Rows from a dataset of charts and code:
::::::::

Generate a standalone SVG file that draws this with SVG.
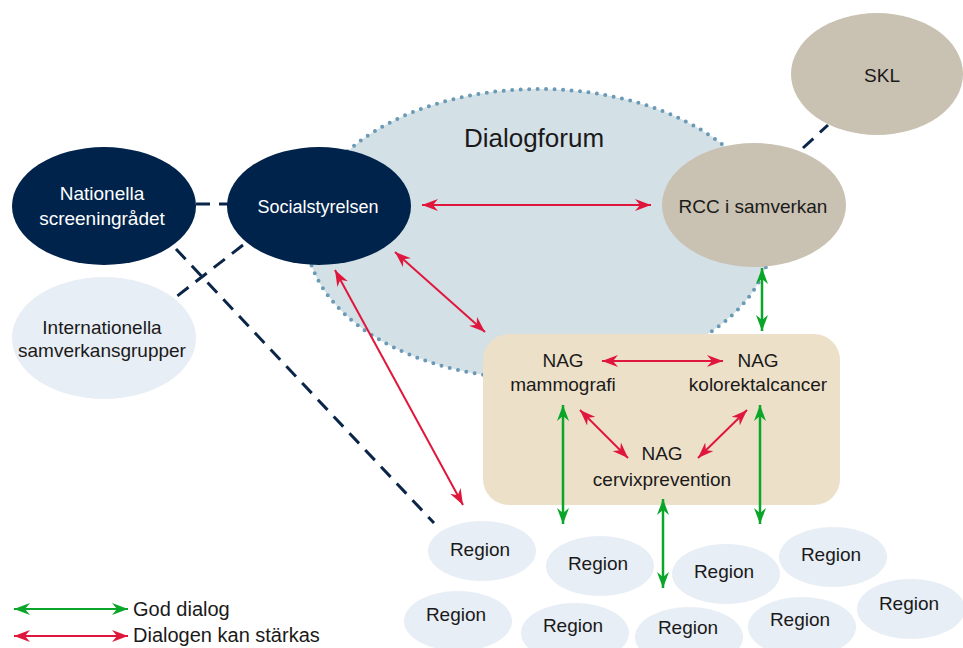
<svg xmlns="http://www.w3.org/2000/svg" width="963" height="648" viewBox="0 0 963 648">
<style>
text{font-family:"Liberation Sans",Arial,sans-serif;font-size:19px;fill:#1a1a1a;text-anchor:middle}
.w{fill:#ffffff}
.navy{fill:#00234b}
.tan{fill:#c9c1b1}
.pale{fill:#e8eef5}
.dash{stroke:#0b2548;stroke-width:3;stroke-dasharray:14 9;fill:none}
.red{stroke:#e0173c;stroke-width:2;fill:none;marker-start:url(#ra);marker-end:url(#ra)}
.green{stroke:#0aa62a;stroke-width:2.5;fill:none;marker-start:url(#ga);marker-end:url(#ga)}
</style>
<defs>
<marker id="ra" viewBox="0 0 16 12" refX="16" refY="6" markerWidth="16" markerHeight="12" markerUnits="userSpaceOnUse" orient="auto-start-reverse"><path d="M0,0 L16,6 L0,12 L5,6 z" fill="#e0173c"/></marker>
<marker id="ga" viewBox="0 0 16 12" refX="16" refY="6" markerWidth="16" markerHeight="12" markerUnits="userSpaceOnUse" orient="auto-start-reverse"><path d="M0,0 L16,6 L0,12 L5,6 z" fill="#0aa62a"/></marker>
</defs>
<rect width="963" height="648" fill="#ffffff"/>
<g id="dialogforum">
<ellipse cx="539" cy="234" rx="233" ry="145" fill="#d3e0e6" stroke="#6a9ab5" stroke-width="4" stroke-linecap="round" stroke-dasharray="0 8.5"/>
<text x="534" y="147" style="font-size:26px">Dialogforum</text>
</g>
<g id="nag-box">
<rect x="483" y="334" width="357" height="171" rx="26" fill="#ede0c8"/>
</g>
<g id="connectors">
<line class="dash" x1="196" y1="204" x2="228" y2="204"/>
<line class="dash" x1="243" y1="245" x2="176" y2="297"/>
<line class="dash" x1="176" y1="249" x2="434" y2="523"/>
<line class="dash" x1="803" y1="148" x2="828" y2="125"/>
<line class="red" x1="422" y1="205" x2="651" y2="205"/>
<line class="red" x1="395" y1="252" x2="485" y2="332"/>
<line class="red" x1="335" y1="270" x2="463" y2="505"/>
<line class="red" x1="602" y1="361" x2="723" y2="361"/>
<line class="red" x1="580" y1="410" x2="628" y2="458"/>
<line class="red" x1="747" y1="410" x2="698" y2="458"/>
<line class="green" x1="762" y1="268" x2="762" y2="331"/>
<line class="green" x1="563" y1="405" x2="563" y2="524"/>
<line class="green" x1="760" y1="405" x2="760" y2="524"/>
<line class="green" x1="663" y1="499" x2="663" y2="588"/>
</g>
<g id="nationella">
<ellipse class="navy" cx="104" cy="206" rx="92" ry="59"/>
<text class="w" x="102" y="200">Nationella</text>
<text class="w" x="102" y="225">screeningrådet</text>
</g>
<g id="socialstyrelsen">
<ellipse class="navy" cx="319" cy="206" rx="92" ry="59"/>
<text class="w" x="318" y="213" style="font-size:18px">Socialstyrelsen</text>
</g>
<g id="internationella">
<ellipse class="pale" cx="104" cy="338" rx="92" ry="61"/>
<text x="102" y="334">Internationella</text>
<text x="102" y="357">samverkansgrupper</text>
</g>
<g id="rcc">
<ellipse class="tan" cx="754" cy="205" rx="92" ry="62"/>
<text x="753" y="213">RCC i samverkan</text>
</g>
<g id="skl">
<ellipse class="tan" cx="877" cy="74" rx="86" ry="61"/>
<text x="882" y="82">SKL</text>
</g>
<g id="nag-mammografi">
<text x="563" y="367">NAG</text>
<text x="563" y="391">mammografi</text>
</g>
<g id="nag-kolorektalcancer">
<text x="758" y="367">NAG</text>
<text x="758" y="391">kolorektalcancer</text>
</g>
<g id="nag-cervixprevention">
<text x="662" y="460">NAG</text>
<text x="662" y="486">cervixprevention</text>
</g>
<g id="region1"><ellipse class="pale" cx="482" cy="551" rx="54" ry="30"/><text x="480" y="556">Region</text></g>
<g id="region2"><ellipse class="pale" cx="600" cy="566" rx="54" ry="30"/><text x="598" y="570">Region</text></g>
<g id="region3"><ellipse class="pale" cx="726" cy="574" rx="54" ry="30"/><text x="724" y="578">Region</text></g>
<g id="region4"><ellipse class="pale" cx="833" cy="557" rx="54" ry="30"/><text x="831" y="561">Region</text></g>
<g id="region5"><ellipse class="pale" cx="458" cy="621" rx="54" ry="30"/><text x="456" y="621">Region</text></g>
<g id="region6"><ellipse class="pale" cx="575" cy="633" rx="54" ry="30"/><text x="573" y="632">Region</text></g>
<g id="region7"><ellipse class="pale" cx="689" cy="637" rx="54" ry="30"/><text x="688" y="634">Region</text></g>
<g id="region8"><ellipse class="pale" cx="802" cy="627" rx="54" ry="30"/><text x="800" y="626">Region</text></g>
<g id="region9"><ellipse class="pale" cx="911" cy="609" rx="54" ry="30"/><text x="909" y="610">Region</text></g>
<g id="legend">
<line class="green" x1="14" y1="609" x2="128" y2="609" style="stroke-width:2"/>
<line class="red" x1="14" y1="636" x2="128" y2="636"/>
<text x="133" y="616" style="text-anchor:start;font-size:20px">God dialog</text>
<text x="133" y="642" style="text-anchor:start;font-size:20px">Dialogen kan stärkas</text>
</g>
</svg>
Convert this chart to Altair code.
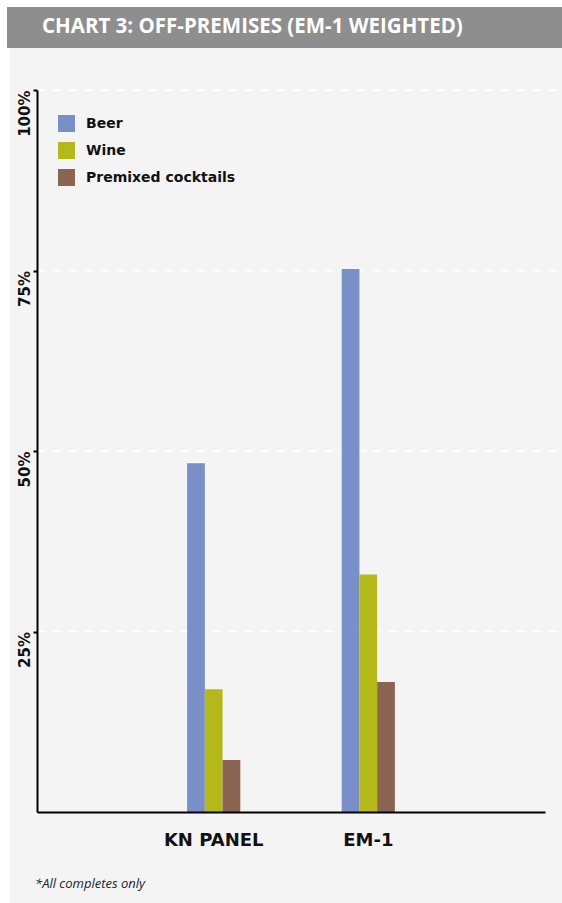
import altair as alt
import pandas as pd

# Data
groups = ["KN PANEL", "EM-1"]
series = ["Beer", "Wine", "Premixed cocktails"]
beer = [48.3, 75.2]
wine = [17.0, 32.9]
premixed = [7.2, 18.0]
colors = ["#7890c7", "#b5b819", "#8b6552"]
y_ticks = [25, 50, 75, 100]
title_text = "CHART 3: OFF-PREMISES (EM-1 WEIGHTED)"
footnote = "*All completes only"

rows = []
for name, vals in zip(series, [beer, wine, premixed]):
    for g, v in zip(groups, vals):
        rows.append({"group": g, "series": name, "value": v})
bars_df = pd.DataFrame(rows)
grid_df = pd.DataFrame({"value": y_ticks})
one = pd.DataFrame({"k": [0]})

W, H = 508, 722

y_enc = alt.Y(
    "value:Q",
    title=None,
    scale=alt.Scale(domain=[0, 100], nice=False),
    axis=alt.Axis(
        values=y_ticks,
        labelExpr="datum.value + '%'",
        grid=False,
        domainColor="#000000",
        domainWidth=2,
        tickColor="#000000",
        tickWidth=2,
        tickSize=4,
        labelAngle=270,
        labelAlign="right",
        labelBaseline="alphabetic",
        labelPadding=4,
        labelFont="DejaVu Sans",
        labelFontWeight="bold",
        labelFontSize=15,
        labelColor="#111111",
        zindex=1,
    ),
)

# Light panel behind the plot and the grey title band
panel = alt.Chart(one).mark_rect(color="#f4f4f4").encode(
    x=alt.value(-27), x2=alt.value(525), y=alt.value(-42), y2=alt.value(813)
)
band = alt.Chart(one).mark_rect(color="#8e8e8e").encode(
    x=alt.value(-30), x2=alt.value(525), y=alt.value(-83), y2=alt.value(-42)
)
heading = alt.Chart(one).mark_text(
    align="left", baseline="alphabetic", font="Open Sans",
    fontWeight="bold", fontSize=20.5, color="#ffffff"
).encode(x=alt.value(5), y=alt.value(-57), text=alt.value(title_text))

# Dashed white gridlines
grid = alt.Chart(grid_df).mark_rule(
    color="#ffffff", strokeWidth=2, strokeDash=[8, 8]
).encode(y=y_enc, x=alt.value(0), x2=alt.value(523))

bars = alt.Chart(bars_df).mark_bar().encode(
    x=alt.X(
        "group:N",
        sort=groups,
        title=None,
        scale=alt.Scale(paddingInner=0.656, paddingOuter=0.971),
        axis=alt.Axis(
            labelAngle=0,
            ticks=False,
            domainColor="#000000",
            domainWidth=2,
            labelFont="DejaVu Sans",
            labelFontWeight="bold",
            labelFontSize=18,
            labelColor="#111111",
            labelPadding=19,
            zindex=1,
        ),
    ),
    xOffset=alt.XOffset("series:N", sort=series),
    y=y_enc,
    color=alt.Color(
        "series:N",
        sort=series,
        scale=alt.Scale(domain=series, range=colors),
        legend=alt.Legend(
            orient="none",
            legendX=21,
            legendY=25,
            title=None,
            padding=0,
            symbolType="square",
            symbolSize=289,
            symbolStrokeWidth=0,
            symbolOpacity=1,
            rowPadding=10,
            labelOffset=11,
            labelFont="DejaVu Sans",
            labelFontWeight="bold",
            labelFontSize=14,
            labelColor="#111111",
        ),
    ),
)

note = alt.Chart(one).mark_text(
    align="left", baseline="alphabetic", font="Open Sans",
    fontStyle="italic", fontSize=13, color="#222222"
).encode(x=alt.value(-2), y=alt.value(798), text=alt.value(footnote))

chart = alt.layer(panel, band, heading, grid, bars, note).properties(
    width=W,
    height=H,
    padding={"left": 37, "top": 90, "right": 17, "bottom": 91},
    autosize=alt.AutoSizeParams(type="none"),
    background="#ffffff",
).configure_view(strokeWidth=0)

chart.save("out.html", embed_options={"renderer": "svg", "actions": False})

::::::::

Find how many lines hold the string "this", and state that number alone.

▶ [The response] 2